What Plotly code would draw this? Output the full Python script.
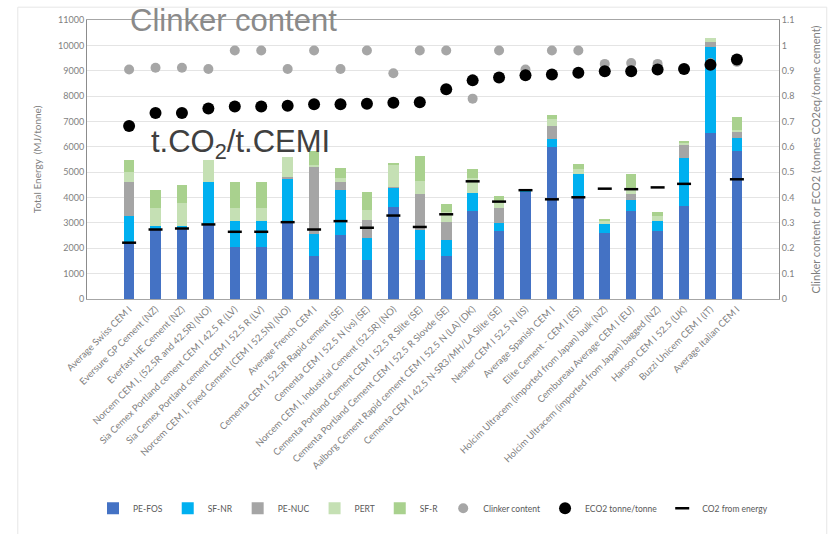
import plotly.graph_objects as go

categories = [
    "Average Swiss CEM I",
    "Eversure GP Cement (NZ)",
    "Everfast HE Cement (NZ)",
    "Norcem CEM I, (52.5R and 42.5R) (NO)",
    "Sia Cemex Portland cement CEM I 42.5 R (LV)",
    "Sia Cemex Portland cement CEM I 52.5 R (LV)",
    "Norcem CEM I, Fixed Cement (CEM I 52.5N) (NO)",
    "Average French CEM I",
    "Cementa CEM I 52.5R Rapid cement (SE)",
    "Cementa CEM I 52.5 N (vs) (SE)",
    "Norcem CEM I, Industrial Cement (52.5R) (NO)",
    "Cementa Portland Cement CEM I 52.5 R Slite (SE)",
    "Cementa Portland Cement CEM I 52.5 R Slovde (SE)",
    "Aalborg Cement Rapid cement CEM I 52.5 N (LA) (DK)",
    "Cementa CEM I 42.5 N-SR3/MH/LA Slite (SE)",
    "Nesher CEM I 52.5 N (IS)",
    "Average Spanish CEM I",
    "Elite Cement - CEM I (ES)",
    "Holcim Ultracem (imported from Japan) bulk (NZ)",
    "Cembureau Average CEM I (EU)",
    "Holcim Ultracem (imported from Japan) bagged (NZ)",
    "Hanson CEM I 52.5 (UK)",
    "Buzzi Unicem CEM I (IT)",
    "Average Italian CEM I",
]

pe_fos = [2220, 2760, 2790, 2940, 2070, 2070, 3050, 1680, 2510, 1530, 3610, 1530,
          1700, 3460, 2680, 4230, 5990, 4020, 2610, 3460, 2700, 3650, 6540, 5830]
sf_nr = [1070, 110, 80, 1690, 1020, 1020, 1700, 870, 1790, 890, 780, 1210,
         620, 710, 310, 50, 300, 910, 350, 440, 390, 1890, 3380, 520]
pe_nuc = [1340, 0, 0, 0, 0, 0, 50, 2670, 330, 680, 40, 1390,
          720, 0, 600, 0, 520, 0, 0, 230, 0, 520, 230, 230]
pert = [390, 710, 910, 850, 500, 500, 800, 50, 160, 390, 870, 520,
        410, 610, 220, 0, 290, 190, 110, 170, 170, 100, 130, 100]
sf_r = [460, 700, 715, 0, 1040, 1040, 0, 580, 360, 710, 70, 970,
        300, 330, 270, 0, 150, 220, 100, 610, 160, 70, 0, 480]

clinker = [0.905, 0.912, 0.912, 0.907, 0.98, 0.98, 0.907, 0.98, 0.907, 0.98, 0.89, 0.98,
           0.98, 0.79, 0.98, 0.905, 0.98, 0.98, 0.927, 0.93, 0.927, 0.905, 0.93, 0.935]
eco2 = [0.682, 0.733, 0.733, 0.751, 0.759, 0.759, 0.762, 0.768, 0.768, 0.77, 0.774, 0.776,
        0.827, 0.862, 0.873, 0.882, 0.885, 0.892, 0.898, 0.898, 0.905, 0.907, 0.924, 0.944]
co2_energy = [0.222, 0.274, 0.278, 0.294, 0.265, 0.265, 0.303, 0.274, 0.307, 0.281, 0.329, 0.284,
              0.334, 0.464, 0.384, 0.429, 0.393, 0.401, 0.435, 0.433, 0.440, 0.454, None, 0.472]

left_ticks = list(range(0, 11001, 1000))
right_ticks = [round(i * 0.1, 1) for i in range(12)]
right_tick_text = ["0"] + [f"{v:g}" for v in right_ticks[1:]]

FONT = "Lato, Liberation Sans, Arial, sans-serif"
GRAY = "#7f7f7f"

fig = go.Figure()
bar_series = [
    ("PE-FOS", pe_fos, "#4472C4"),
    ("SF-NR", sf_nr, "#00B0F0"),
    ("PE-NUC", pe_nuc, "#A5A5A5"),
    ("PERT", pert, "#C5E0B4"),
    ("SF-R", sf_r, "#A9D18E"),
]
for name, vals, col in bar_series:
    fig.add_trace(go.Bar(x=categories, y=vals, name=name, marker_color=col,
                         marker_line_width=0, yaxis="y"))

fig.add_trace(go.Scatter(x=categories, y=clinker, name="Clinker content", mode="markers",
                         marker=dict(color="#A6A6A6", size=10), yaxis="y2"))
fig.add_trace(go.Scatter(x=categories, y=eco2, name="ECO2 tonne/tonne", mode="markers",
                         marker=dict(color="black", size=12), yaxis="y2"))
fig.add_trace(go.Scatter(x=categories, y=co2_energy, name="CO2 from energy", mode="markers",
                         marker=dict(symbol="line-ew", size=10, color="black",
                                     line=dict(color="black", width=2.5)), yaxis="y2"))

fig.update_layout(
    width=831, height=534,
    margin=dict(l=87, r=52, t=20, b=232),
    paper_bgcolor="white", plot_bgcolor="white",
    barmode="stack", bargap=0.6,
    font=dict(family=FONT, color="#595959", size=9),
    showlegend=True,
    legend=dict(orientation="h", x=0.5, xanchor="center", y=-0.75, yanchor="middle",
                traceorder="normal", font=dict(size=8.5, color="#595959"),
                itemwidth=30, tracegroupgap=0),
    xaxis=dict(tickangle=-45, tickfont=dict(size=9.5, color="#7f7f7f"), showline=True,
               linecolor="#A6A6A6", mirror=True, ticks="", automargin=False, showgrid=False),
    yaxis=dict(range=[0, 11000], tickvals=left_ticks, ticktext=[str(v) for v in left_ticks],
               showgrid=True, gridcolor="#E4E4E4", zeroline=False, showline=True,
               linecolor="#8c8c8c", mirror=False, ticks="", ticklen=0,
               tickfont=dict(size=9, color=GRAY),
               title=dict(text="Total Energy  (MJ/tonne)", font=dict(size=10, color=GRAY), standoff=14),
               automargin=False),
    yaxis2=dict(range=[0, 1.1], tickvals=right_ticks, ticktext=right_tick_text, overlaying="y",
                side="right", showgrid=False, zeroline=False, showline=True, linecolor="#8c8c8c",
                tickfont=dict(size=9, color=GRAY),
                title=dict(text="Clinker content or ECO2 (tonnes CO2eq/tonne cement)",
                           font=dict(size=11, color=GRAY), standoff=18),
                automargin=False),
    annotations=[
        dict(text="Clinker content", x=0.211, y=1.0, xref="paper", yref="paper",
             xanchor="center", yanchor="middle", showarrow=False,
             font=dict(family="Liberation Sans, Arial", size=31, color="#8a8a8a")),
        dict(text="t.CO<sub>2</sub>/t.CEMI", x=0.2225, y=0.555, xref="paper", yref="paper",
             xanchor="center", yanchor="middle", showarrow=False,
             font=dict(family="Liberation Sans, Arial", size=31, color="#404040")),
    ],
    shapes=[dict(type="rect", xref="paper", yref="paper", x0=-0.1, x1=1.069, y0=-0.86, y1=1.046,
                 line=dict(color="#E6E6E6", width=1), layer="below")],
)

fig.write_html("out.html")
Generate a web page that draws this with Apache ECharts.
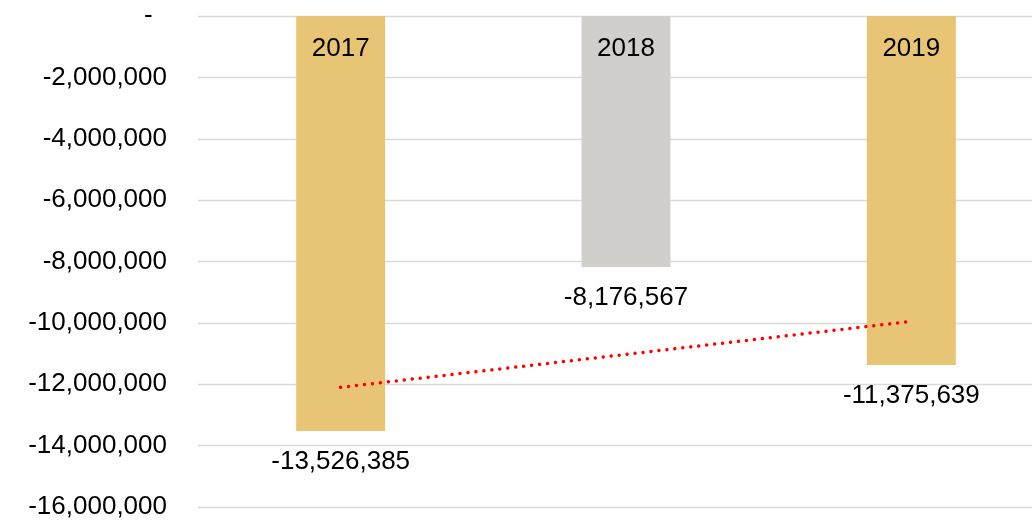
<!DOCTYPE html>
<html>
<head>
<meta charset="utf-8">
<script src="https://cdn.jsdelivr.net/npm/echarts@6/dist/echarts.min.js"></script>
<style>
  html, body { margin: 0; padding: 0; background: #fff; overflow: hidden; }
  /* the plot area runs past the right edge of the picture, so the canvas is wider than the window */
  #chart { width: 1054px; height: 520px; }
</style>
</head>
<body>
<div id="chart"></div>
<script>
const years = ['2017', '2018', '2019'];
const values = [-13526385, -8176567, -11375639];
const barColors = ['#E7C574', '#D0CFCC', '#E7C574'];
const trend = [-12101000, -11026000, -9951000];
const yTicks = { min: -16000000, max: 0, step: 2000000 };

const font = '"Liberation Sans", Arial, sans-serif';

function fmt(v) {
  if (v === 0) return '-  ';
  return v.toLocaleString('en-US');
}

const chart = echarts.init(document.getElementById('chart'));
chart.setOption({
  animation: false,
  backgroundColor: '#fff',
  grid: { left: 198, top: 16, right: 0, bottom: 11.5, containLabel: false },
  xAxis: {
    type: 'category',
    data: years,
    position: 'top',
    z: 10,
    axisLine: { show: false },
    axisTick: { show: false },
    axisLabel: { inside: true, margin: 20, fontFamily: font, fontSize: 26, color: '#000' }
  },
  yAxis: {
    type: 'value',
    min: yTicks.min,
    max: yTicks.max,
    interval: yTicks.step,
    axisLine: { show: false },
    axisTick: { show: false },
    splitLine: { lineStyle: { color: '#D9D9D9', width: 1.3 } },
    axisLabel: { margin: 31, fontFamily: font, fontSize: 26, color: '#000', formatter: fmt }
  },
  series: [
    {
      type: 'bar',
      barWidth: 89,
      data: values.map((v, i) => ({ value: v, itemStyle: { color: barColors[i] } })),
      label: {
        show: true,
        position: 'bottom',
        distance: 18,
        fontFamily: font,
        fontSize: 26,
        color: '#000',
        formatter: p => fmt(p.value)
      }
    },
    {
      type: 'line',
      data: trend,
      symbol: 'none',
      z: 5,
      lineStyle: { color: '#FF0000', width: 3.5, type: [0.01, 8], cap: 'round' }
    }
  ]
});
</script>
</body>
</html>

#### Aim of the exercise
Which lines contain "script"? Copy each of them.

#### Answer to the exercise
What Plotly code would draw this? Output the full Python script.
<script src="https://cdn.jsdelivr.net/npm/echarts@6/dist/echarts.min.js"></script>
<script>
</script>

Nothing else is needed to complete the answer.